Titanium Stable Isotopic Variations in Chondrites, Achondrites and Lunar Rocks

1Nicolas D. Greber, 1Nicolas Dauphas, 2Igor S. Puchtel, 3Beda A. Hofmann, 4Nicholas T. Arndt
Geochimica et Cosmochimica Acta (in Press) Link to Article [https://doi.org/10.1016/j.gca.2017.06.033]
1Origins Laboratory, Department of the Geophysical Sciences and Enrico Fermi Institute, The University of Chicago, 5734 South Ellis Avenue, Chicago, IL 60615, USA
2Department of Geology, University of Maryland, College Park, MD 20742, USA
3Naturhistorisches Museum der Burgergemeinde Bern, Bernastrasse 15, Bern, Switzerland
4Université Grenoble Alpes, Institute Science de la Terre (ISTerre), CNRS, F-38041 Grenoble, France
Copyright Elsevier

Titanium isotopes are potential tracers of processes of evaporation/condensation in the solar nebula and magmatic differentiation in planetary bodies. To gain new insights into the processes that control Ti isotopic variations in planetary materials, 25 komatiites, 15 chondrites, 11 HED-clan meteorites, 5 angrites, 6 aubrites, a martian shergottite, and a KREEP-rich impact melt breccia have been analyzed for their mass-dependent Ti isotopic compositions, presented using the δ49Ti notation (deviation in permil of the 49Ti/47Ti ratio relative to the OL-Ti standard). No significant variation in δ 49Ti is found among ordinary, enstatite, and carbonaceous chondrites, and the average chondritic δ49Ti value of +0.004 ± 0.010 ‰ is in excellent agreement with the published estimate for the bulk silicate Earth, the Moon, Mars, and the HED and angrite parent-bodies. The average δ49Ti value of komatiites of -0.001 ± 0.019 ‰ is also identical to that of the bulk silicate Earth and chondrites. OL-Ti has a Ti isotopic composition that is indistinguishable from chondrites and is therefore a suitable material for reporting δ49Ti values. Previously published isotope data on another highly refractory element, Ca, show measurable variations among chondrites. The decoupling between Ca and Ti isotope systematics most likely occurred during condensation in the solar nebula.

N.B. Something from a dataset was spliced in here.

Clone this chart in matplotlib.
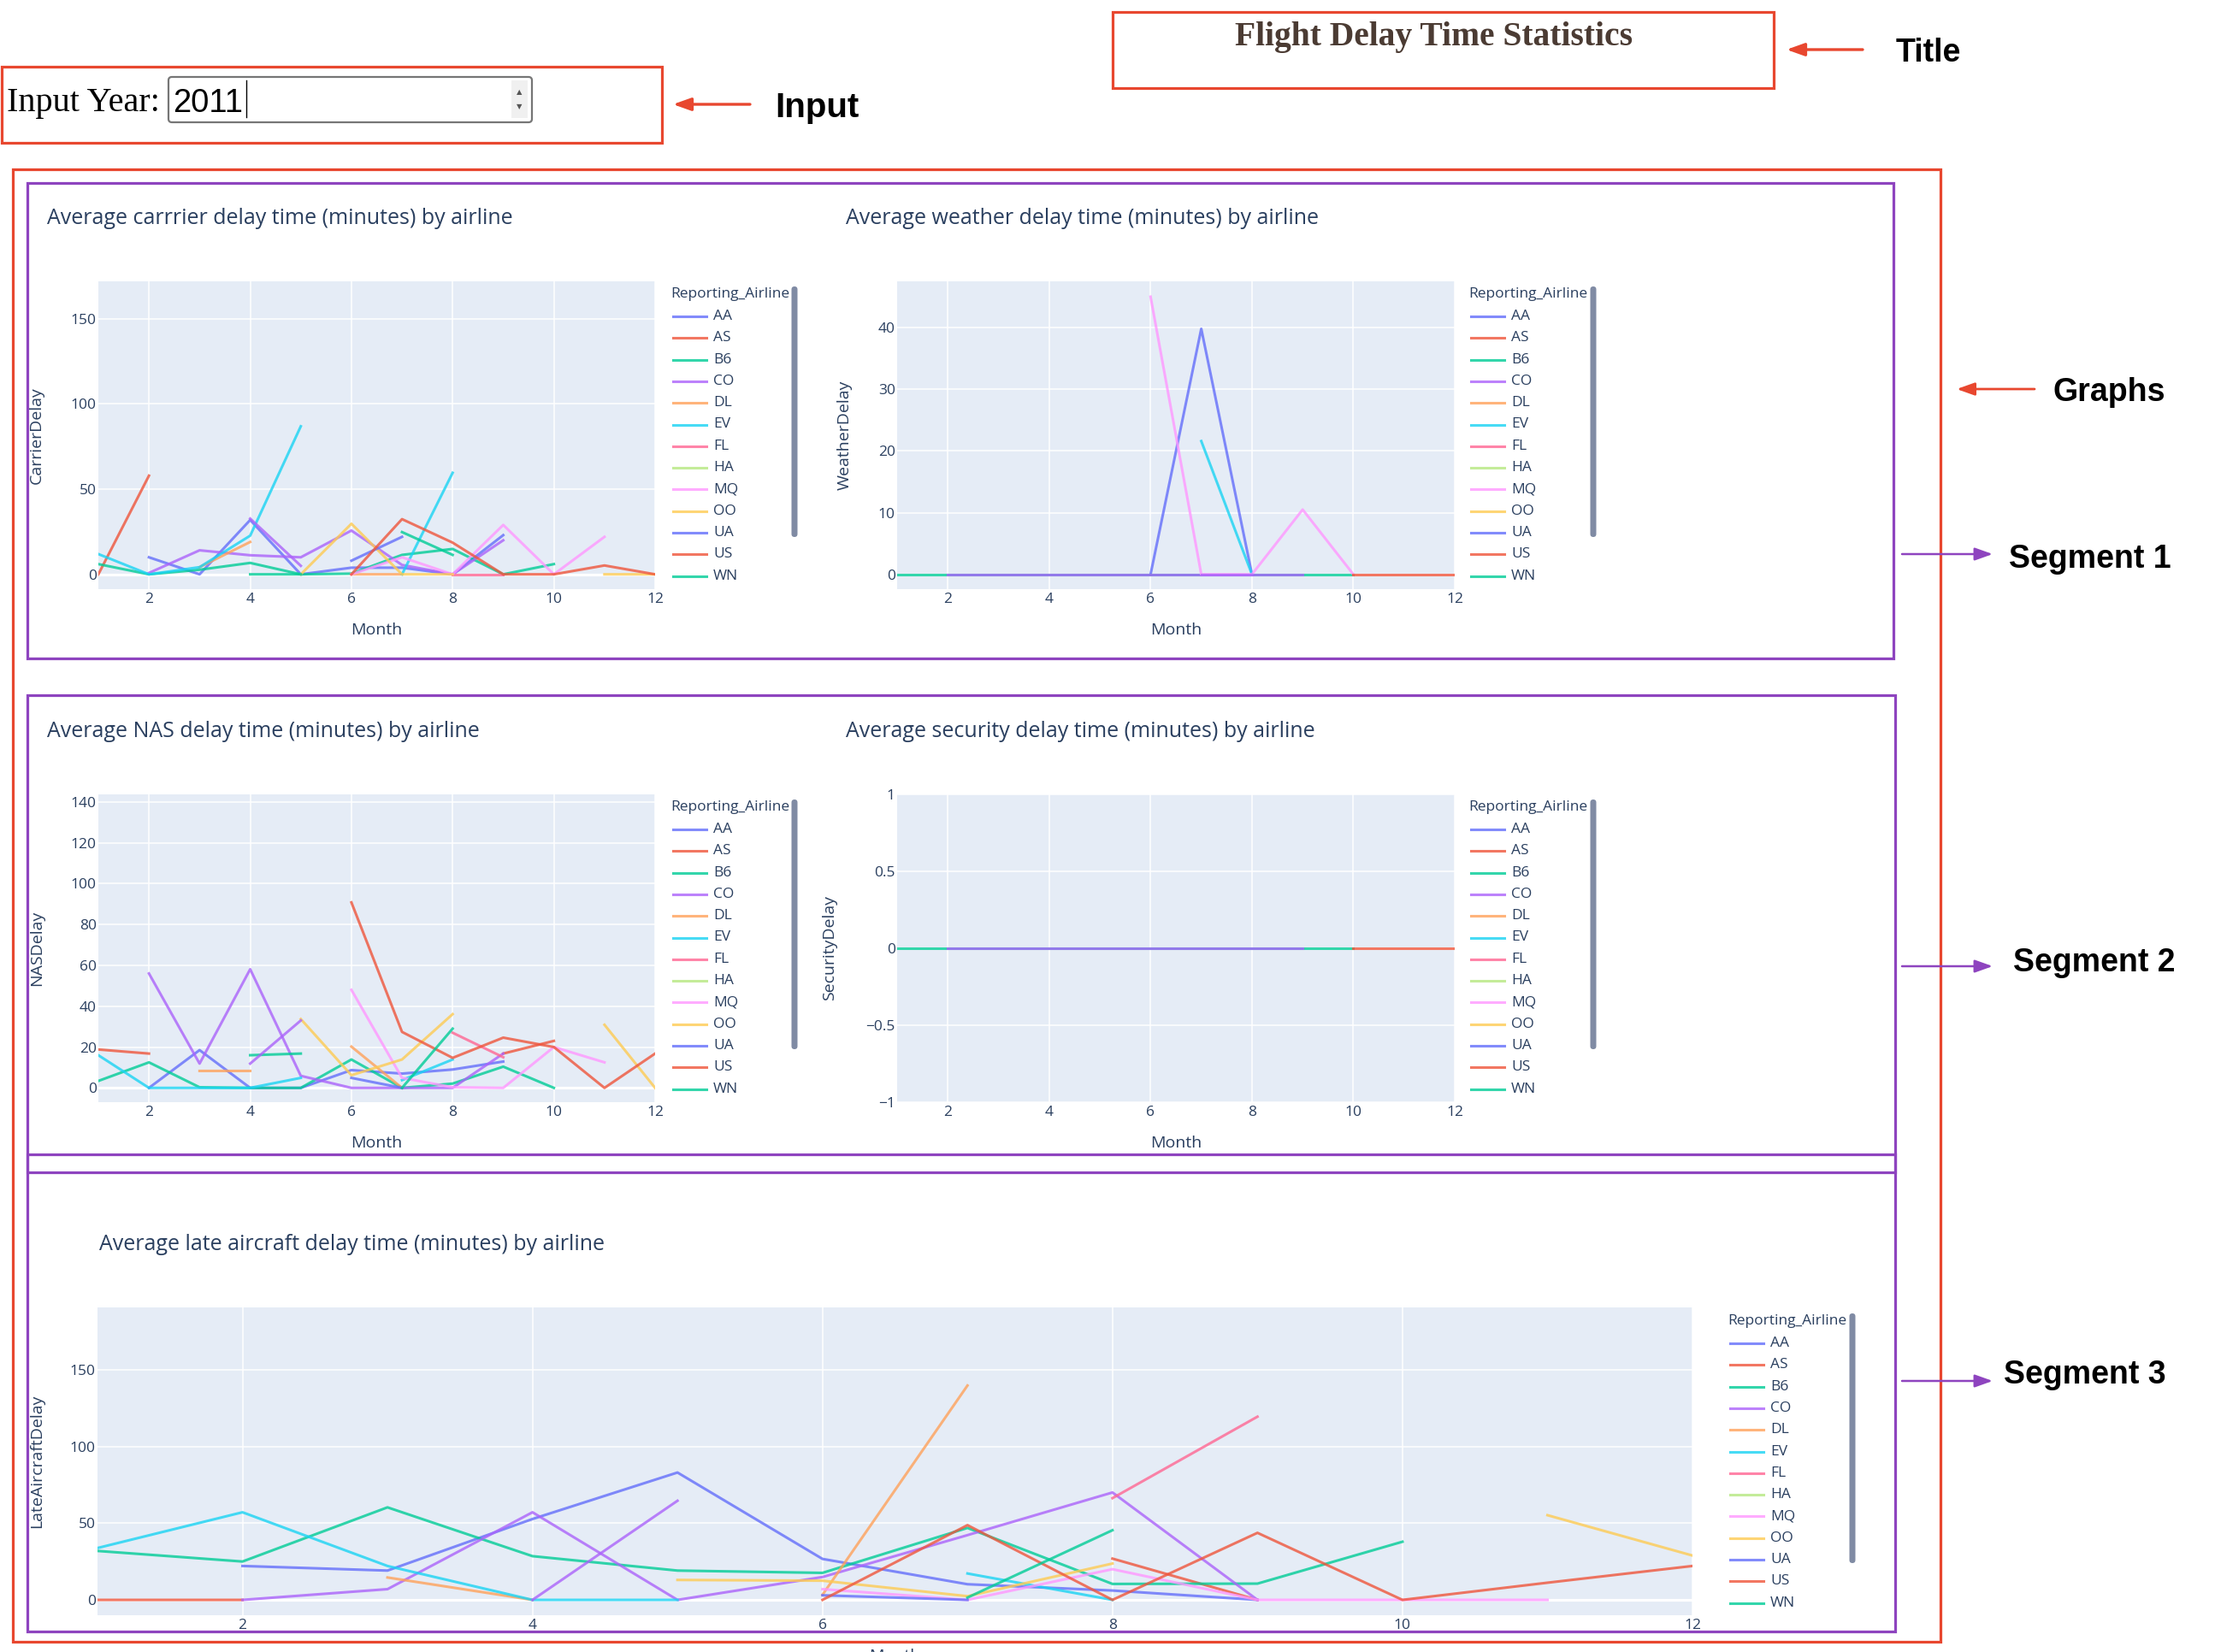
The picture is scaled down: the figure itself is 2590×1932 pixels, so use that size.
import numpy as np
import matplotlib.pyplot as plt
from matplotlib.patches import Rectangle, FancyBboxPatch

plt.rcParams["font.family"] = ["Open Sans", "DejaVu Sans"]

# DATA (monthly averages per airline, 2011; None = no value that month)
N = None
MONTHS = np.arange(1, 13)
AIRLINES = ["AA", "AS", "B6", "CO", "DL", "EV", "FL", "HA", "MQ", "OO",
            "UA", "US", "WN", "XE", "YV"]
LEGEND_COUNT = 13  # the rest are scrolled out of the legend
COLORS = ["#636EFA", "#EF553B", "#00CC96", "#AB63FA", "#FFA15A",
          "#19D3F3", "#FF6692", "#B6E880", "#FF97FF", "#FECB52"]

carrier_delay = {
    "AA": [N, 10, 0, 31.9, 0, 3.9, 3.9, 0, 23, N, N, N],
    "AS": [0, 57.9, N, N, N, N, N, N, N, N, N, N],
    "B6": [6, 0, 2.7, 6.7, 0, 0.4, 11.4, 14.9, 0, 6, N, N],
    "CO": [N, 0.8, 14.1, 11.2, 10, 25.7, 5.5, 0, 20, N, N, N],
    "DL": [N, N, 4.2, 19, N, 0, 0, N, N, N, N, N],
    "EV": [11.9, 0, 4.2, 22.7, 86.9, N, 0, 59.6, N, N, N, N],
    "FL": [N, N, N, N, N, N, N, 0, 0, N, N, N],
    "MQ": [N, N, N, N, N, 0, 10, 0, 29, 0, 22, N],
    "OO": [N, N, N, N, 0, 29.7, 0, 0, N, N, 0, 0],
    "UA": [N, N, N, N, N, 8, 22, N, N, N, N, N],
    "US": [N, N, N, N, N, 0, 32.4, 18.6, 0, 0, 5.2, 0],
    "WN": [N, N, N, 0, 0, N, 24.8, 11.4, N, N, N, N],
    "XE": [N, N, N, 32.7, 5, N, N, N, N, N, N, N],
}

weather_delay = {
    "AA": [N, N, N, N, N, 0, 39.8, 0, N, N, N, N],
    "B6": [0, 0, 0, 0, 0, 0, 0, 0, 0, 0, N, N],
    "CO": [N, 0, 0, 0, 0, 0, 0, 0, 0, N, N, N],
    "EV": [N, N, N, N, N, N, 21.6, 0, N, N, N, N],
    "MQ": [N, N, N, N, N, 45, 0, 0, 10.5, 0, N, N],
    "US": [N, N, N, N, N, N, N, N, N, 0, 0, 0],
    "XE": [N, N, N, N, N, N, 0, 0, N, N, N, N],
}

nas_delay = {
    "AA": [N, 0, 18.5, 0, 0, 8.7, 7, 9, 12.9, N, N, N],
    "AS": [18.8, 16.8, N, N, N, N, N, N, 16.8, 23, N, N],
    "B6": [3.4, 12.5, 0.3, 0, 0, 13.9, 0, 2.1, 10.4, 0, N, N],
    "CO": [N, 56, 11.9, 58.1, 5.9, 0, 0, 0, 16.8, N, N, N],
    "DL": [N, N, 8.3, 8.3, N, 20.2, 0, N, N, N, N, N],
    "EV": [16, 0, 0, 0, 4.9, N, 3.8, 13.9, N, N, N, N],
    "FL": [N, N, N, N, N, N, N, 27, 15, N, N, N],
    "MQ": [N, N, N, N, N, 48, 4.9, 0.3, 0, 20, 12.5, N],
    "OO": [N, N, N, N, 33.7, 6.2, 13.9, 36.1, N, N, 30.9, 0],
    "UA": [N, N, N, N, N, 4.9, 0, N, N, N, N, N],
    "US": [N, N, N, N, N, 90.8, 27.4, 14.7, 24.6, 20, 0, 16.8],
    "WN": [N, N, N, 16, 16.8, N, 0, 29, N, N, N, N],
    "XE": [N, N, N, 11.9, 33, N, N, N, N, N, N, N],
}

security_delay = {
    "B6": [0, 0, 0, 0, 0, 0, 0, 0, 0, 0, N, N],
    "CO": [N, 0, 0, 0, 0, 0, 0, 0, 0, N, N, N],
    "US": [N, N, N, N, N, N, N, N, N, 0, 0, 0],
}

late_aircraft_delay = {
    "AA": [N, 22.1, 19.1, 52.7, 83, 26.7, 10.2, 6.1, 0, N, N, N],
    "AS": [0, 0, N, N, N, N, N, 26.9, 0, N, N, N],
    "B6": [31.9, 25, 60.3, 28.5, 19.1, 17.6, 46.9, 10.4, 10.6, 37.9, N, N],
    "CO": [N, 0, 7, 57.1, 0, 14.9, 42.2, 70, 0, N, N, N],
    "DL": [N, N, 14.6, 0, N, 3.3, 139.7, N, N, N, N, N],
    "EV": [33.8, 57.1, 22.1, 0, 0, N, 17.2, 0, N, N, N, N],
    "FL": [N, N, N, N, N, N, N, 66.3, 119.4, N, N, N],
    "MQ": [N, N, N, N, N, 7, 0, 20, 0, 0, 0, N],
    "OO": [N, N, N, N, 13, 12.5, 2.4, 23.7, N, N, 55.2, 28.9],
    "UA": [N, N, N, N, N, 3, 0, N, N, N, N, N],
    "US": [N, N, N, N, N, 0, 48.7, 0, 43.7, 0, 11.2, 22.1],
    "WN": [N, N, N, N, N, N, 1.5, 45.4, N, N, N, N],
    "XE": [N, N, N, 0, 64.6, N, N, N, N, N, N, N],
}

# LAYOUT (pixels, origin top-left)
W, H = 2590, 1932
INK = "#2a3f5f"
RED = "#E8472F"
PURPLE = "#8E44BF"
TITLE_BROWN = "#4B3B33"
LINE_ALPHA = 0.8

fig = plt.figure(figsize=(W / 100, H / 100), dpi=100)
fig.patch.set_facecolor("white")


# One plotly-style line panel; box given in pixels.
def add_panel(box, data, ylabel, ylim, yticks, ylabel_gap, yticklabels=None):
    x0, y0, x1, y1 = box
    ax = fig.add_axes([x0 / W, 1 - y1 / H, (x1 - x0) / W, (y1 - y0) / H])
    ax.set_facecolor("#E5ECF6")
    ax.grid(True, color="white", lw=1.1)
    ax.set_axisbelow(True)
    ax.axhline(0, color="white", lw=2.3, zorder=1.5)
    for i, code in enumerate(AIRLINES):
        y = np.array(data.get(code, [N] * 12), dtype=float)
        ax.plot(MONTHS, y, color=COLORS[i % len(COLORS)], lw=2.2,
                alpha=LINE_ALPHA, zorder=2)
    ax.set_xlim(1, 12)
    ax.set_ylim(*ylim)
    ax.set_xticks(range(2, 13, 2))
    ax.set_yticks(yticks)
    if yticklabels is not None:
        ax.set_yticklabels(yticklabels)
    ax.tick_params(axis="both", length=0, labelsize=12.5, labelcolor=INK)
    ax.tick_params(axis="x", pad=3)
    ax.tick_params(axis="y", pad=1.5)
    for s in ax.spines.values():
        s.set_visible(False)
    w, h = x1 - x0, y1 - y0
    ax.text(0.5, -48 / h, "Month", transform=ax.transAxes, ha="center",
            va="center", fontsize=14, color=INK)
    ax.text(-ylabel_gap / w, 0.5, ylabel, transform=ax.transAxes, rotation=90,
            ha="center", va="center", fontsize=14, color=INK)
    return ax


add_panel((115, 329, 766, 689), carrier_delay, "CarrierDelay",
          (-8.7, 172), [0, 50, 100, 150], 72)
add_panel((1049, 329, 1701, 689), weather_delay, "WeatherDelay",
          (-2.4, 47.5), [0, 10, 20, 30, 40], 61)
add_panel((115, 929, 766, 1289), nas_delay, "NASDelay",
          (-7, 143.7), list(range(0, 141, 20)), 72)
add_panel((1049, 929, 1701, 1289), security_delay, "SecurityDelay",
          (-1, 1), [-1, -0.5, 0, 0.5, 1], 79,
          ["\u22121", "\u22120.5", "0", "0.5", "1"])
add_panel((114, 1529, 1979, 1889), late_aircraft_delay, "LateAircraftDelay",
          (-10, 190.6), [0, 50, 100, 150], 71)

# overlay in pixel coordinates for boxes, arrows and page text
ov = fig.add_axes([0, 0, 1, 1])
ov.set_xlim(0, W)
ov.set_ylim(H, 0)
ov.axis("off")
ov.patch.set_visible(False)
ov.set_zorder(10)


def outline(x0, y0, x1, y1, color, lw):
    ov.add_patch(Rectangle((x0, y0), x1 - x0, y1 - y0, fill=False,
                           ec=color, lw=lw))


def arrow(tail, head, color, lw):
    ov.annotate("", xy=head, xytext=tail,
                arrowprops=dict(arrowstyle="-|>,head_length=0.7,head_width=0.25",
                                color=color, lw=lw, shrinkA=0, shrinkB=0,
                                mutation_scale=18))


def legend(x, y_title, scroll_x, scroll_top, scroll_bottom):
    ov.text(x, y_title, "Reporting_Airline", ha="left", va="center",
            fontsize=12.5, color=INK)
    for i, code in enumerate(AIRLINES[:LEGEND_COUNT]):
        yy = y_title + 26 + i * 25.3
        ov.plot([x + 3, x + 42], [yy, yy], color=COLORS[i % len(COLORS)],
                lw=2.2, alpha=LINE_ALPHA)
        ov.text(x + 50, yy, code, ha="left", va="center", fontsize=12.5,
                color=INK)
    ov.add_patch(FancyBboxPatch((scroll_x - 3.5, scroll_top), 7,
                                scroll_bottom - scroll_top,
                                boxstyle="round,pad=0,rounding_size=3.5",
                                fc="#808BA4", ec="none"))


# panel titles
for (tx, ty, txt) in [
    (55, 255, "Average carrrier delay time (minutes) by airline"),
    (989, 255, "Average weather delay time (minutes) by airline"),
    (55, 856, "Average NAS delay time (minutes) by airline"),
    (989, 856, "Average security delay time (minutes) by airline"),
    (116, 1456, "Average late aircraft delay time (minutes) by airline"),
]:
    ov.text(tx, ty, txt, ha="left", va="center", fontsize=18, color=INK)

legend(784, 344, 929, 335, 628)
legend(1717, 344, 1863, 335, 628)
legend(784, 944, 929, 935, 1227)
legend(1717, 944, 1863, 935, 1227)
legend(2020, 1545, 2166, 1536, 1828)

# segment and page boxes
outline(32, 214, 2214, 770, PURPLE, 2.3)
outline(32, 813, 2216, 1371, PURPLE, 2.3)
outline(32, 1350, 2216, 1908, PURPLE, 2.3)
outline(15, 198, 2269, 1920, RED, 2.3)
outline(1301, 14, 2074, 103, RED, 2.3)
outline(2, 78, 774, 167, RED, 2.3)

# page title and input
ov.text(1677, 53, "Flight Delay Time Statistics", ha="center", va="baseline",
        fontsize=28.5, fontweight="bold", family="Liberation Serif",
        color=TITLE_BROWN)
ov.text(8, 130, "Input Year:", ha="left", va="baseline", fontsize=29,
        family="Liberation Serif", color="black")
ov.add_patch(FancyBboxPatch((197, 90), 425, 53,
                            boxstyle="round,pad=0,rounding_size=4",
                            fc="white", ec="#767676", lw=1.6))
ov.add_patch(Rectangle((598, 94), 19, 44, fc="#F0F0F0", ec="none"))
ov.text(607, 108, "\u25b2", ha="center", va="center", fontsize=6,
        family="DejaVu Sans", color="#555555")
ov.text(607, 125, "\u25bc", ha="center", va="center", fontsize=6,
        family="DejaVu Sans", color="#555555")
ov.text(202, 131, "2011", ha="left", va="baseline", fontsize=27.5,
        family="Liberation Sans", color="black")
ov.plot([288, 288], [94, 137], color="black", lw=1)

# annotations
ann = dict(ha="left", va="baseline", fontsize=27, fontweight="bold",
           family="Liberation Sans", color="black")
arrow((2178, 58), (2089, 58), RED, 2.4)
ov.text(2217, 72, "Title", **ann)
arrow((877, 122), (787, 122), RED, 2.4)
ov.text(906, 137, "Input", fontsize=29, **{k: v for k, v in ann.items() if k != "fontsize"})
arrow((2379, 455), (2288, 455), RED, 2.0)
ov.text(2401, 469, "Graphs", **ann)
arrow((2224, 648), (2330, 648), PURPLE, 1.8)
ov.text(2349, 664, "Segment 1", **ann)
arrow((2224, 1130), (2330, 1130), PURPLE, 1.8)
ov.text(2354, 1136, "Segment 2", **ann)
arrow((2224, 1615), (2330, 1615), PURPLE, 1.8)
ov.text(2343, 1618, "Segment 3", **ann)

fig.savefig("out.png", dpi=100)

Aubrites exhibit significant variations in δ49Ti, from -0.07 to +0.24 ‰. This is likely due to the uniquely reducing conditions under which the aubrite parent-body differentiated, allowing chalcophile Ti3+ and lithophile Ti4+ to co-exist. Consequently, the observed negative correlation between δ49Ti values and MgO concentrations among aubrites is interpreted to be the result of isotope fractionation driven by the different oxidation states of Ti in this environment, such that isotopically heavy Ti4+ was concentrated in the residual liquid during magmatic differentiation.

Finally, KREEPy impact melt breccia Sau 169 exhibits a heavy δ49Ti of +0.330 ± 0.034 ‰ which is interpreted to result from Ti isotopic fractionation during ilmenite precipitation in the late stages of lunar magma ocean crystallization. A Rayleigh distillation calculation assuming a crystallization temperature of 1175°C predicts that a δ49Ti value of +0.330 ‰ is achieved after removal of 94% of the Ti in ilmenite with an ilmenite-melt Ti isotopic fractionation of –0.12‰.